**Information provided:**
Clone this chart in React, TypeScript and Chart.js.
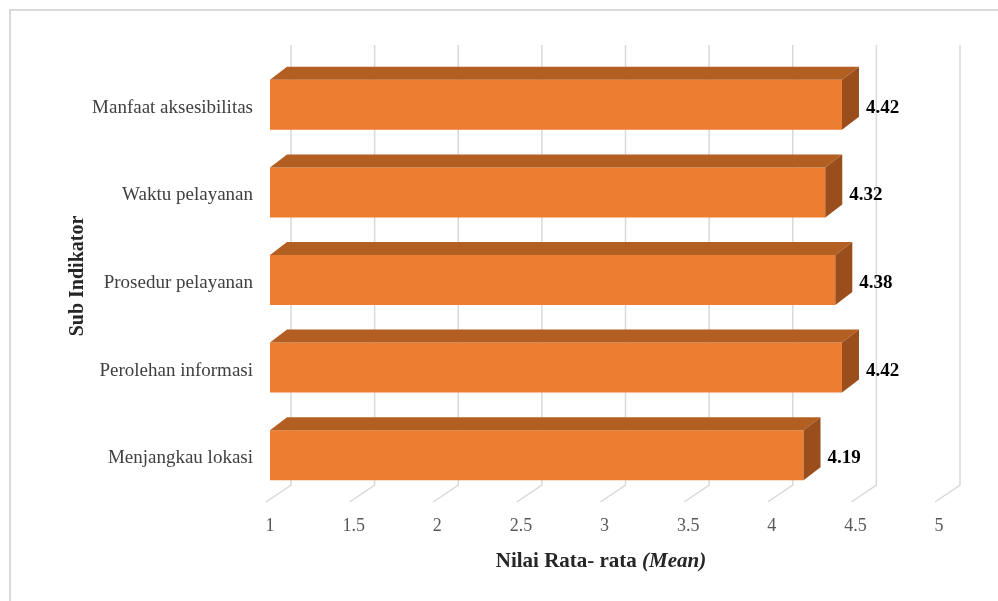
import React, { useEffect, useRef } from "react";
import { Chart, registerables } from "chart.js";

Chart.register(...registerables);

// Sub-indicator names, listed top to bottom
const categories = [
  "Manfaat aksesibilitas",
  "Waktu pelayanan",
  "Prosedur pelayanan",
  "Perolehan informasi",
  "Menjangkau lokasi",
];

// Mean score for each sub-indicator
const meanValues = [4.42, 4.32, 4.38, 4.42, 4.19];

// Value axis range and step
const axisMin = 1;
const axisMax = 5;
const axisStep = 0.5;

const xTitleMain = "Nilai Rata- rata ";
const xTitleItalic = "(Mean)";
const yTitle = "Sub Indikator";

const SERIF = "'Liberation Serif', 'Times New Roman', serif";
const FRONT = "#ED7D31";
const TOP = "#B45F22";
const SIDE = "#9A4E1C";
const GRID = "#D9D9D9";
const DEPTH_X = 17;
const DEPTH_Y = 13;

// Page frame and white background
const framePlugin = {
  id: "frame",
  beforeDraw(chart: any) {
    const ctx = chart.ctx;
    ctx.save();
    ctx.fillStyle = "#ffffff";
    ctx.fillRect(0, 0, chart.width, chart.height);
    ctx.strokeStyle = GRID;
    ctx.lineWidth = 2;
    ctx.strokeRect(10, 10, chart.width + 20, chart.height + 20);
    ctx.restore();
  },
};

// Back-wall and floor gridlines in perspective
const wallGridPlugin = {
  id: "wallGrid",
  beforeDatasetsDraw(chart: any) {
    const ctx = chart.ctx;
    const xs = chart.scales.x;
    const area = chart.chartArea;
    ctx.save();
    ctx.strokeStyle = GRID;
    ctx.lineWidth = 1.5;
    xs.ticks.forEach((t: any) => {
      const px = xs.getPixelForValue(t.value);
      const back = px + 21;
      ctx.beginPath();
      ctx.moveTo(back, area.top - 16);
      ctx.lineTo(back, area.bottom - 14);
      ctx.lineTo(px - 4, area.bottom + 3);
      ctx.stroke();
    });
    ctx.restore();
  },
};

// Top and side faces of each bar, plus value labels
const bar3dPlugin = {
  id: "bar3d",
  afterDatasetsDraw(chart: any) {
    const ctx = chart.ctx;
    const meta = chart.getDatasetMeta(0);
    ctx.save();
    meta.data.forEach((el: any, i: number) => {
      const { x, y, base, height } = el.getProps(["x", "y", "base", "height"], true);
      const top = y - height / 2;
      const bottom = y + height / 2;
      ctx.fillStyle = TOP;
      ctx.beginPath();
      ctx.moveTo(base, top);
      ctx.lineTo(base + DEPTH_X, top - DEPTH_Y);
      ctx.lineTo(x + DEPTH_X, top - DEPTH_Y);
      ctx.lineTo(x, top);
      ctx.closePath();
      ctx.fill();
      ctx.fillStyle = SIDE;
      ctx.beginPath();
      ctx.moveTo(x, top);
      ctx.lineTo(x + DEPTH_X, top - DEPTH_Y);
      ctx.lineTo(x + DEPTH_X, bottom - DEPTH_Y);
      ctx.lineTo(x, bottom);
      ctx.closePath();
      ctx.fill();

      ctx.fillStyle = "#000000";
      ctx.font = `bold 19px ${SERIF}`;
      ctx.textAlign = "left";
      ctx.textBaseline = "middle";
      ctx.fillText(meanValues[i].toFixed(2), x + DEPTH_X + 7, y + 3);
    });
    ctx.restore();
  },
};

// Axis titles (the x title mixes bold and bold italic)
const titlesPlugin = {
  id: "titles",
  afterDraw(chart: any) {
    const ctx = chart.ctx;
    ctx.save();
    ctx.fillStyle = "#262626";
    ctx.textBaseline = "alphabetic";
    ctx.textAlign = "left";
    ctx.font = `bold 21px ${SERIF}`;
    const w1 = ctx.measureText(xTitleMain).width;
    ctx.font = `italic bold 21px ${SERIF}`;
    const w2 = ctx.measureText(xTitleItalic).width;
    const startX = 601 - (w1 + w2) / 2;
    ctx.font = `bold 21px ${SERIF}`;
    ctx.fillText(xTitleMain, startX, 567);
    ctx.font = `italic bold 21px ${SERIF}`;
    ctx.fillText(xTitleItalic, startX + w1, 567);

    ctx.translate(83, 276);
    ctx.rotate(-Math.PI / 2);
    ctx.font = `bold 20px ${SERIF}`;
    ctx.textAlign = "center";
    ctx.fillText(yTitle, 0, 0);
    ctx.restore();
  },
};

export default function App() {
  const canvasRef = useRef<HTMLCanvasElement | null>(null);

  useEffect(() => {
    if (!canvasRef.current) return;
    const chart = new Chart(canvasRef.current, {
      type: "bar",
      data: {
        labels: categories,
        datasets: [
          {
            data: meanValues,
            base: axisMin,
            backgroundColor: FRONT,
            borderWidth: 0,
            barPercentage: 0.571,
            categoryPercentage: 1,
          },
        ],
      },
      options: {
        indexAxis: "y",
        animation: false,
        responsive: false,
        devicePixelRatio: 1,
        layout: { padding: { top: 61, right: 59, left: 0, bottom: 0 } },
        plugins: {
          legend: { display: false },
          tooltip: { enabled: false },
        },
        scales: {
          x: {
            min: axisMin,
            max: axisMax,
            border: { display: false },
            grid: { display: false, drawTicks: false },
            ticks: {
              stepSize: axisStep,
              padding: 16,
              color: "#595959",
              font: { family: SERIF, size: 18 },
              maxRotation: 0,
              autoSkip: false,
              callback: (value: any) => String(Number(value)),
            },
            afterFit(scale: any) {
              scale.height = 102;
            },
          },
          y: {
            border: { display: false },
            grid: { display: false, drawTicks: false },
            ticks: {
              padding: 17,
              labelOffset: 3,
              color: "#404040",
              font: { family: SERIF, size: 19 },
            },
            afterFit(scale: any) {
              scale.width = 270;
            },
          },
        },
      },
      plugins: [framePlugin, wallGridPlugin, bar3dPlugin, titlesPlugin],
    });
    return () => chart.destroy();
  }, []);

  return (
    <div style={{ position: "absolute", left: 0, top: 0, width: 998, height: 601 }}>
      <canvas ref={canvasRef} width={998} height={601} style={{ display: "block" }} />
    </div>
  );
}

**Description of the task:**
State the number of lines holding the word "React" in the listing. Add nothing else.

**Result:**
2